It’s a little depressing to walk into one’s local bookstore and utter the words, “So ah, do you have a book called Hands Are Not For Hitting?” Which is just what I did the other day. Doctor’s orders, literally. I know, yikes. For the past couple of weeks, little angel-face Harper has been hitting her friends and sometimes random other youths. Never us or her brother, but I think we get the message, right? It’s the weirdest thing – it’s not when she’s mad, and most of the time it’s just an airy, obviously symbolic swat. She often seems a little surprised afterwards.
“What I did?” she asked as I dragged her out of the sandbox the other day (baby strapped to my chest, of course – ever the graceful image of motherhood, that’s me!). “Why I hit that Elmo-child?” The kid in the Elmo shirt was sitting there stunned, having just been gently bonked in the forehead with his own shovel. “I don’t know, Harper, maybe because you’re suffering the light psychosis that is being 2? Or because it is precisely 5:00, your evil-time?”
It’s funny, too, because my horrified reaction to this training-wheels-bullying reveals to me a weird expectation I subconsciously harbor that Harper will behave like I did as a child. “Did I ever hit?” I asked my mother recently. She reported that she could never recall me hitting or doing anything physical like that. “With you at that age it was more that you were, ah, a bit, high-strung.
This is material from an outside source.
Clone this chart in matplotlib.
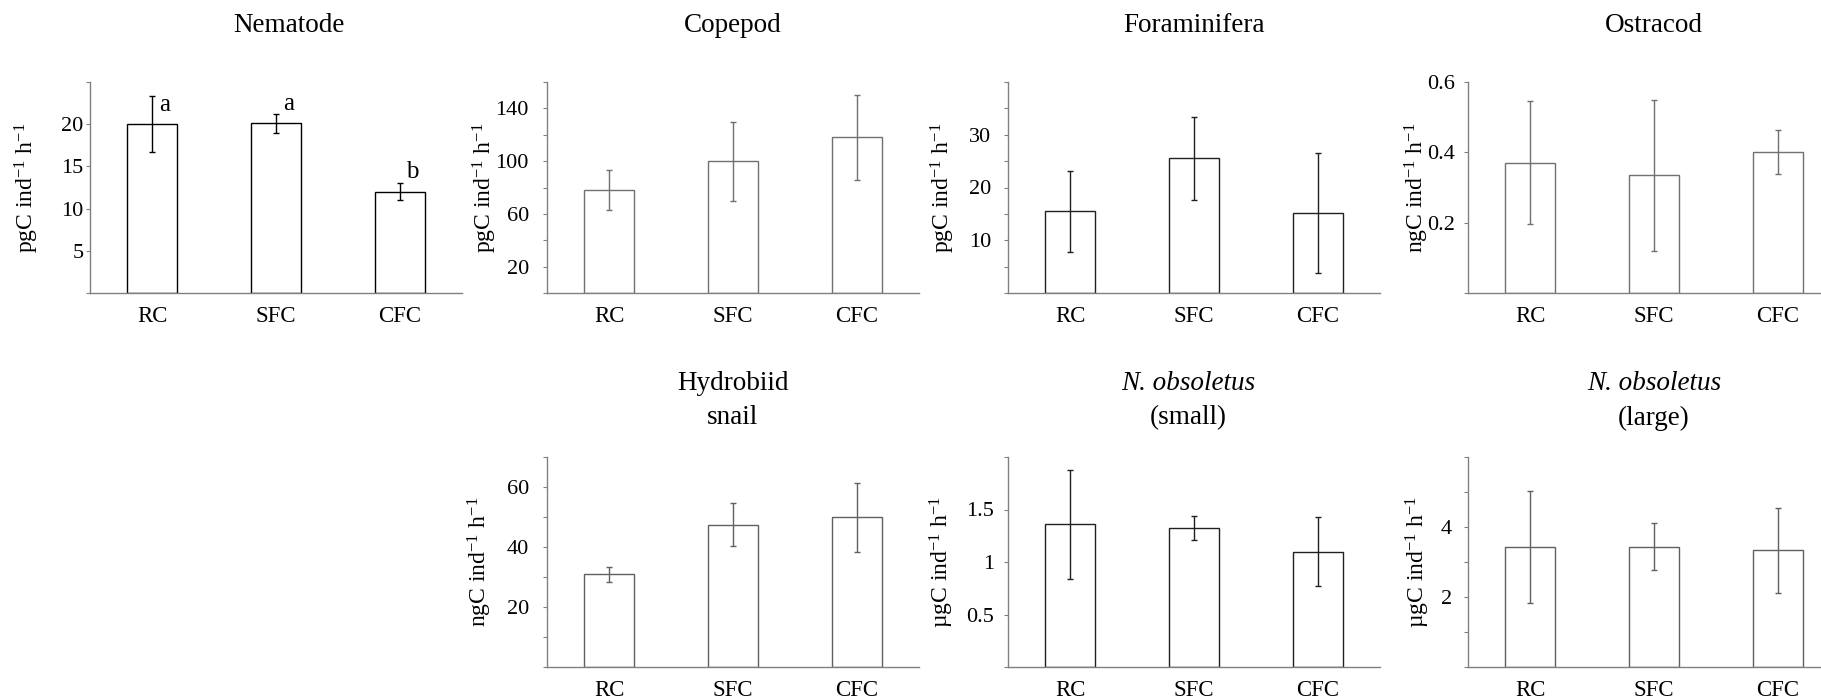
import numpy as np
import matplotlib
matplotlib.use('Agg')
import matplotlib.pyplot as plt

plt.rcParams['font.family'] = ['Liberation Serif', 'DejaVu Serif']
plt.rcParams['mathtext.fontset'] = 'custom'
plt.rcParams['mathtext.rm'] = 'Liberation Serif'
plt.rcParams['mathtext.it'] = 'Liberation Serif:italic'

categories = ['RC', 'SFC', 'CFC']

nematode = [20.0, 20.1, 12.0]
nematode_err = [3.3, 1.1, 1.0]
nematode_letters = ['a', 'a', 'b']

copepod = [78, 100, 118]
copepod_err = [15, 30, 32]

foram = [15.5, 25.5, 15.1]
foram_err = [7.7, 7.8, 11.4]

ostracod = [0.37, 0.335, 0.40]
ostracod_err = [0.175, 0.215, 0.063]

hydrobiid = [31, 47.5, 50]
hydrobiid_err = [2.5, 7.3, 11.5]

nobs_small = [1.36, 1.32, 1.10]
nobs_small_err = [0.52, 0.115, 0.33]

nobs_large = [3.43, 3.44, 3.33]
nobs_large_err = [1.6, 0.68, 1.22]

# panel setup: (values, errors, title lines, ylabel, ymax, tick step, labelled ticks)
panels = [
    (nematode, nematode_err, [('Nematode', 'normal')], 'pgC ind$^{-1}$ h$^{-1}$', 25, 5, [5, 10, 15, 20]),
    (copepod, copepod_err, [('Copepod', 'normal')], 'pgC ind$^{-1}$ h$^{-1}$', 160, 20, [20, 60, 100, 140]),
    (foram, foram_err, [('Foraminifera', 'normal')], 'pgC ind$^{-1}$ h$^{-1}$', 40, 5, [10, 20, 30]),
    (ostracod, ostracod_err, [('Ostracod', 'normal')], 'ngC ind$^{-1}$ h$^{-1}$', 0.6, 0.2, [0.2, 0.4, 0.6]),
    (hydrobiid, hydrobiid_err, [('Hydrobiid', 'normal'), ('snail', 'normal')], 'ngC ind$^{-1}$ h$^{-1}$', 70, 10, [20, 40, 60]),
    (nobs_small, nobs_small_err, [('N. obsoletus', 'italic'), ('(small)', 'normal')], 'µgC ind$^{-1}$ h$^{-1}$', 2, 0.5, [0.5, 1, 1.5]),
    (nobs_large, nobs_large_err, [('N. obsoletus', 'italic'), ('(large)', 'normal')], 'µgC ind$^{-1}$ h$^{-1}$', 6, 1, [2, 4]),
]

W, H = 1821, 699
# axes boxes in pixels: left, top, bottom
boxes = [(90, 82, 293), (547, 82, 293), (1008, 82, 293), (1468, 82, 293),
         (547, 457, 667), (1008, 457, 667), (1468, 457, 667)]
edge_colors = ['#000000', '#707070', '#202020', '#707070', '#606060', '#202020', '#606060']
ylab_dx = [63, 62, 65, 51, 67, 66, 50]
tick_pads = [1.5, 10, 9, 6, 10, 7, 8.5]
title_dx = [0.536, 0.5, 0.5, 0.5, 0.5, 0.485, 0.5]

fig = plt.figure(figsize=(W / 100, H / 100), dpi=100)

for i, (vals, errs, title, ylab, ymax, step, lab_ticks) in enumerate(panels):
    left, top, bottom = boxes[i]
    ax = fig.add_axes([left / W, 1 - bottom / H, 372 / W, (bottom - top) / H])
    x = np.arange(len(categories))
    ec = edge_colors[i]
    ax.bar(x, vals, width=0.4, color='white', edgecolor=ec, linewidth=1.0)
    ax.errorbar(x, vals, yerr=errs, fmt='none', ecolor=ec, elinewidth=1.0,
                capsize=2, capthick=1.0)
    ax.set_xlim(-0.5, 2.5)
    ax.set_ylim(0, ymax)
    ticks = np.round(np.arange(0, ymax + step / 2, step), 3)
    ax.set_yticks(ticks)
    ax.set_yticklabels([('%g' % t) if any(abs(t - l) < 1e-9 for l in lab_ticks) else '' for t in ticks])
    ax.set_xticks(x)
    ax.set_xticklabels(categories)
    for s in ['top', 'right']:
        ax.spines[s].set_visible(False)
    for s in ['left', 'bottom']:
        ax.spines[s].set_color('#808080')
        ax.spines[s].set_linewidth(1.0)
    ax.tick_params(axis='y', length=3, width=0.8, color='#808080', labelsize=16,
                   pad=tick_pads[i])
    ax.tick_params(axis='x', length=0, labelsize=16.5, pad=9)
    ax.text(-ylab_dx[i] / 372, 0.5, ylab, transform=ax.transAxes, rotation=90,
            ha='center', va='center', fontsize=17)
    hpx = bottom - top
    if len(title) == 1:
        ax.text(title_dx[i], (bottom - 25) / hpx, title[0][0], transform=ax.transAxes,
                ha='center', va='center', fontsize=19.5, style=title[0][1])
    else:
        for j, (t, st) in enumerate(title):
            yc = [383, 418][j]
            ax.text(title_dx[i], (bottom - yc) / hpx, t, transform=ax.transAxes,
                    ha='center', va='center', fontsize=19.5, style=st)
    if i == 0:
        for k, letter in enumerate(nematode_letters):
            ax.text(x[k] + 0.1, vals[k] + 2.3, letter, ha='center',
                    va='center', fontsize=18)

fig.savefig('out.png', dpi=100)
Real, ah…sensitive.” So I burst out into tears and cried, “WHAT IS THAT SUPPOSED TO MEAN?” No but really, the hitting thing is just so weird and foreign to me, and I know it’s a normal developmental whatever but also it is a bummer.
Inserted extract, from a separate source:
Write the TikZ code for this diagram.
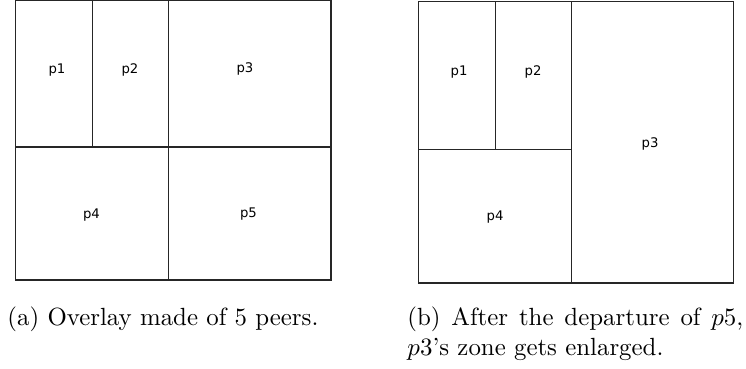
\documentclass[tikz,border=0pt]{standalone}
\usepackage{fontspec}
\newfontfamily\peerfont{DejaVu Sans}
\tikzset{
	zone/.style = {draw = black!85, line width = 0.55pt},
	peer/.style = {font = \peerfont\fontsize{5.8}{6.5}\selectfont, inner sep = 0pt},
	legend/.style = {font = \fontsize{10.9}{13.2}\selectfont, inner sep = 0pt}
}
\begin{document}
\begin{tikzpicture}[x = 0.4385pt, y = -0.4385pt]
	\useasboundingbox (0,0) rectangle (746,368);
	% (a) five peers
	\draw [zone] (15.3,0) rectangle (331,280);
	\draw [zone] (15.3,147) -- (331,147);
	\draw [zone] (168.7,0) -- (168.7,280);
	\draw [zone] (92.5,0) -- (92.5,147);
	\node [peer] (a1) at (57,70) {p1};
	\node [peer] (a2) at (130,70) {p2};
	\node [peer] (a3) at (245,69) {p3};
	\node [peer] (a4) at (91.5,215) {p4};
	\node [peer] (a5) at (248.5,214) {p5};
	\node [legend, anchor = base west] (capa) at (7,325) {(a) Overlay made of 5 peers.};
	% (b) p5 has left
	\draw [zone] (418.3,1.3) rectangle (733.3,283);
	\draw [zone] (418.3,149.3) -- (571.7,149.3);
	\draw [zone] (571.7,1.3) -- (571.7,283);
	\draw [zone] (495.3,1.3) -- (495.3,149.3);
	\node [peer] (b1) at (459,72) {p1};
	\node [peer] (b2) at (533,72) {p2};
	\node [peer] (b3) at (650,144) {p3};
	\node [peer] (b4) at (495,217) {p4};
	\node [legend, anchor = base west, text width = 147.3pt, align = justify] (capb) at (407,325)
		{(b) After the departure of $p5$,\linebreak $p3$'s zone gets enlarged.};
\end{tikzpicture}
\end{document}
So anyway, Dr. Deena prescribed Hands Are Not For Hitting. Harper has really been into it, which for some reason surprised me. It’s a really simple board book, which has not been her thing lately. (We are still in the grips of the achingly long Charlie and Lola’s…) But these “Free Spirit” people know what they are doing. At first I was a little disappointed that the book doesn’t go into why kids hit or don’t hit – it just matter-of-factly says, “Hands are not for hitting. Hands are for…” and then lists nice things like “saying hello” or “playing.” Huh? But really, isn’t that the need-to-know at this point? “Listen, kid, just don’t.”
And while I can’t say it’s totally stopped the hitting, she does ask to read it a lot, and studies the cheery illustration of a plethora of hands for long periods of time. She “read” it to Alton recently after he was thrashing his hands around wildly, and explained to him that hitting makes friends sad. So there you go! Should you find yourself in need of an anti-hitting propaganda picture book, here you are. Hands are not for hitting. Repeat after me. Hands are for…turning book pages…typing…blogging. But hands are not for hitting.